Over time, the Church distilled Augustine’s thinking into several criteria: just cause, legitimate authority, last resort, proportionality, and a reasonable chance of success. Crucially, these are not optional boxes to check. All must be satisfied.

So let’s apply them to the 2026 U.S.-Israel attacks on Iran.

Just Cause and Last Resort

The central question is not whether there were reasons. States always seem to have reasons. The question is whether there was a grave and certain threat that could not be addressed by any means short of war.

Public reporting indicates that negotiations with Iran were ongoing and, according to some mediators, even showing signs of progress. If that is true, the claim of “last resort” collapses. War cannot be justified simply because diplomacy is slow, frustrating, or politically inconvenient.

Augustine does not allow impatience to masquerade as necessity.

Right Intention

This is where the argument becomes even more strained. Among the stated goals of the campaign was regime change.

Augustine would have recognized this immediately as morally dangerous territory. War aimed at repelling aggression is one thing. War aimed at reshaping another nation’s political order is something else entirely. It edges into what he warned against most forcefully: domination driven by pride.
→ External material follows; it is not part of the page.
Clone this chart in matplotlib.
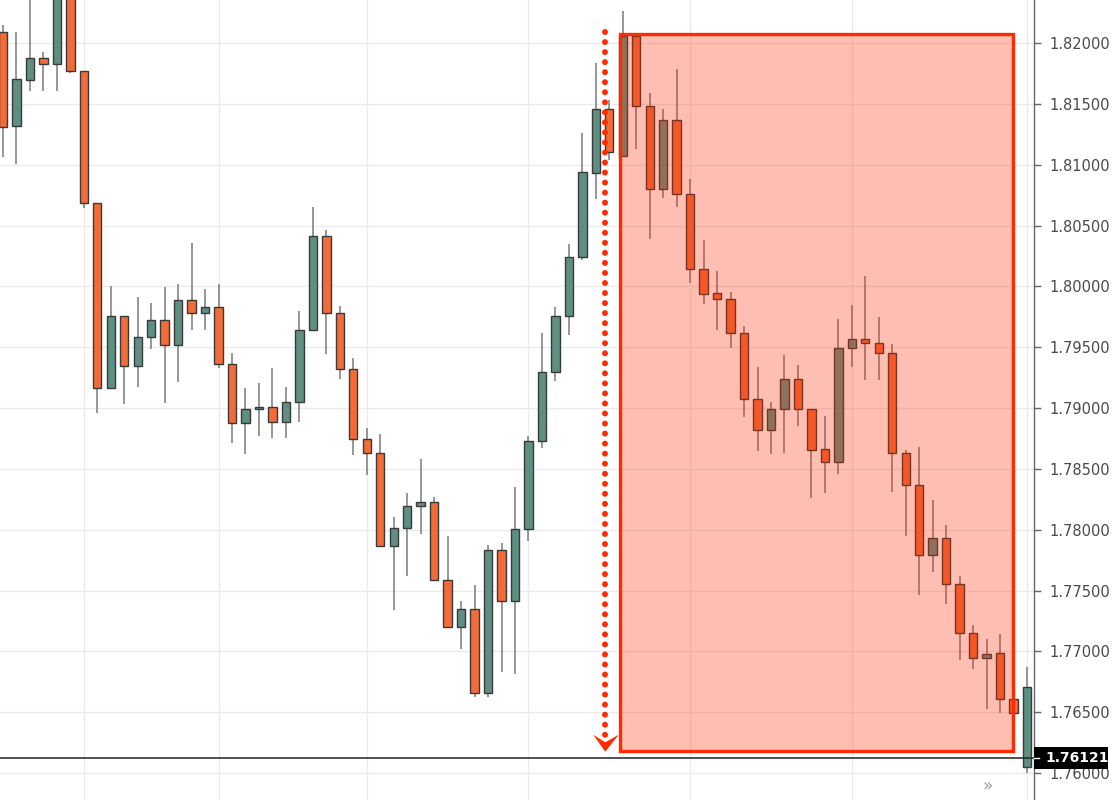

When the objective becomes control rather than defense, the moral center does not hold.

Proportionality

Even if one grants that Iran poses real strategic threats, the response must not unleash evils greater than those it seeks to prevent.
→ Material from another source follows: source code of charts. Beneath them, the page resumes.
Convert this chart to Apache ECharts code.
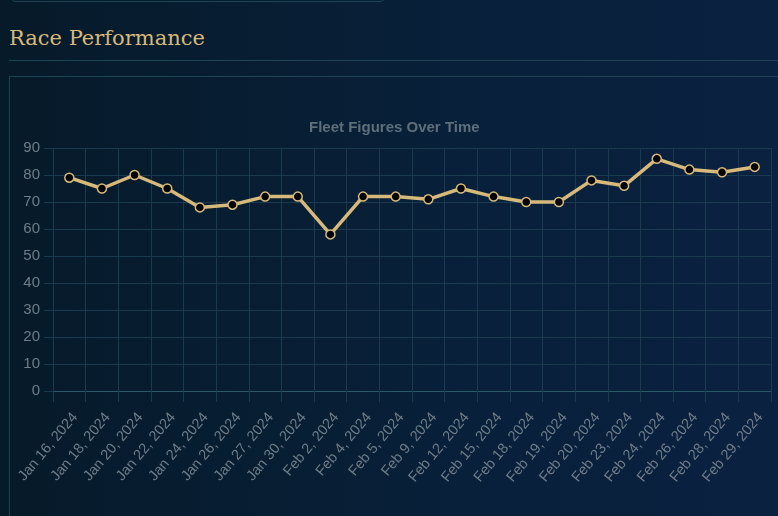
<!DOCTYPE html>
<html>
<head>
<meta charset="utf-8">
<script src="https://cdn.jsdelivr.net/npm/echarts@6/dist/echarts.min.js"></script>
<style>
  html, body { margin: 0; padding: 0; width: 778px; height: 516px; overflow: hidden; }
  body { background: linear-gradient(90deg, #061a29 0%, #08203a 60%, #0a2140 100%); position: relative; }
  .panel-top { position: absolute; left: 10px; top: -20px; width: 374px; height: 20px;
    border: 1px solid #1d4453; border-radius: 6px; }
  h2 { position: absolute; left: 9px; top: 26px; margin: 0; font-family: "DejaVu Serif", serif;
    font-weight: normal; font-size: 21px; color: #d6b97b; }
  .rule { position: absolute; left: 9px; right: 0; top: 60px; border-top: 1px solid #1d4453; }
  #chart { position: absolute; left: 9px; top: 76px; width: 780px; height: 450px;
    border-left: 1px solid #1d4453; border-top: 1px solid #1d4453; }
</style>
</head>
<body>
<div class="panel-top"></div>
<h2>Race Performance</h2>
<div class="rule"></div>
<div id="chart"></div>
<script>
// race dates and fleet figure for each
var dates = ['Jan 16, 2024', 'Jan 18, 2024', 'Jan 20, 2024', 'Jan 22, 2024', 'Jan 24, 2024',
  'Jan 26, 2024', 'Jan 27, 2024', 'Jan 30, 2024', 'Feb 2, 2024', 'Feb 4, 2024', 'Feb 5, 2024',
  'Feb 9, 2024', 'Feb 12, 2024', 'Feb 15, 2024', 'Feb 18, 2024', 'Feb 19, 2024', 'Feb 20, 2024',
  'Feb 23, 2024', 'Feb 24, 2024', 'Feb 26, 2024', 'Feb 28, 2024', 'Feb 29, 2024'];
var fleet = [79, 75, 80, 75, 68, 69, 72, 72, 58, 72, 72, 71, 75, 72, 70, 70, 78, 76, 86, 82, 81, 83];
var yTicks = [0, 10, 20, 30, 40, 50, 60, 70, 80, 90];

var gridColor = '#1a3a4d';
var labelColor = '#6f7d89';
var lineColor = '#d6b97b';

var myChart = echarts.init(document.getElementById('chart'));
var option = {
  animation: false,
  title: {
    text: 'Fleet Figures Over Time',
    left: 294,
    top: 38,
    textStyle: { color: '#5f6e7b', fontSize: 15, fontWeight: 'bold', fontFamily: 'Liberation Sans' }
  },
  grid: { left: 43, right: 19, top: 71, bottom: 136 },
  xAxis: {
    type: 'category',
    data: dates,
    boundaryGap: true,
    axisLine: { lineStyle: { color: '#2c5868' } },
    axisTick: { show: true, length: 11, lineStyle: { color: gridColor } },
    splitLine: { show: true, lineStyle: { color: gridColor } },
    axisLabel: {
      rotate: 50, interval: 0, color: labelColor, fontSize: 14.5, fontFamily: 'Liberation Sans',
      margin: 19, verticalAlign: 'top'
    }
  },
  yAxis: {
    type: 'value',
    min: yTicks[0],
    max: yTicks[yTicks.length - 1],
    interval: 10,
    axisLine: { show: false },
    axisTick: { show: true, length: 9, lineStyle: { color: gridColor } },
    splitLine: { lineStyle: { color: gridColor } },
    axisLabel: { color: labelColor, fontSize: 15, fontFamily: 'Liberation Sans', margin: 13 }
  },
  series: [{
    type: 'line',
    data: fleet,
    symbol: 'circle',
    symbolSize: 9,
    lineStyle: { color: lineColor, width: 3.5 },
    itemStyle: { color: '#000', borderColor: lineColor, borderWidth: 1.5 }
  }]
};
myChart.setOption(option);
</script>
</body>
</html>
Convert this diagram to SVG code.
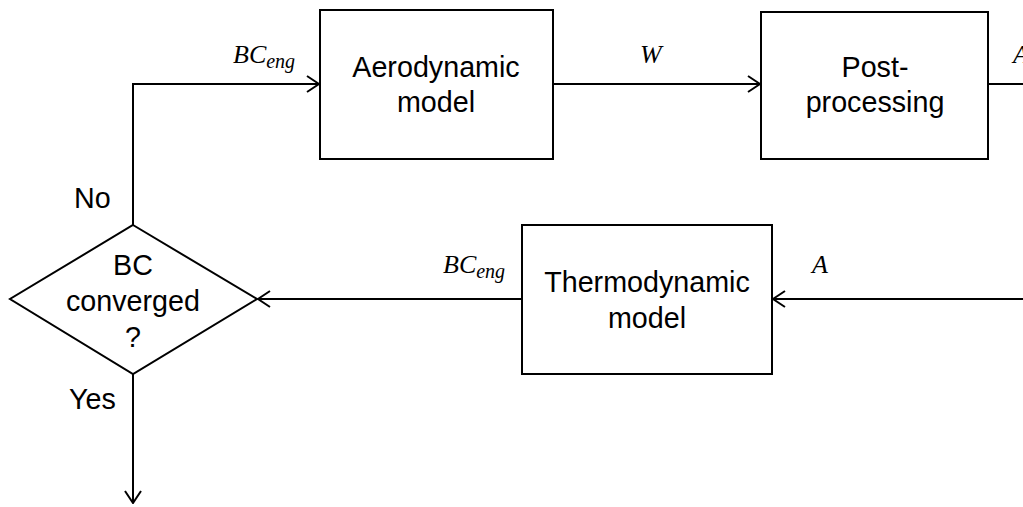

Civilian casualties in Iran have been significant. Infrastructure has been damaged. Regional instability has intensified. These are not incidental details; they are central to the moral evaluation.

Just war theory does not permit us to write off civilian deaths as unfortunate but acceptable. The burden is much higher than that. If the foreseeable human cost is immense, the justification must be overwhelming. That case has not been made.

Reasonable Hope of Success

Success, in Augustine’s sense, does not mean military dominance. It means a just and lasting peace.

Yet the conflict has not produced stability. Iran retains significant military capacity. The risk of escalation remains high. Maritime tensions threaten global consequences. The region is not closer to peace; it is further from it.

A war that multiplies conflict cannot be called successful simply because it is forceful.

The Deeper Augustinian Warning

There is a deeper issue here, one that Augustine would likely see more clearly than any policy analyst.

Even when a war meets all the criteria—and that is rare—it remains spiritually dangerous. It deforms those who wage it. It tempts nations into self-righteousness. It normalizes violence as a tool of problem-solving.

And this is precisely what we see in the rhetoric surrounding the Iran war: confidence bordering on certainty, moral clarity claimed too quickly, and criticism dismissed as naïveté.

Augustine would not recognize this as moral seriousness. He would recognize it as pride.

So Where Does That Leave Us?

Invoking Augustine against a pope who has spent years steeped in Augustinian thought is not just ironic. It reveals how casually the tradition is used.

Just war theory is not meant to justify wars after they begin. It is meant to restrain them before they start.

On the evidence available, the 2026 attacks on Iran struggle to meet multiple core criteria: last resort, right intention, proportionality, and the likelihood of a just peace. That does not make this a complicated moral gray area. It makes it a failure of the very framework being invoked to defend it.

Augustine is not a shield for power. He is a critic of it.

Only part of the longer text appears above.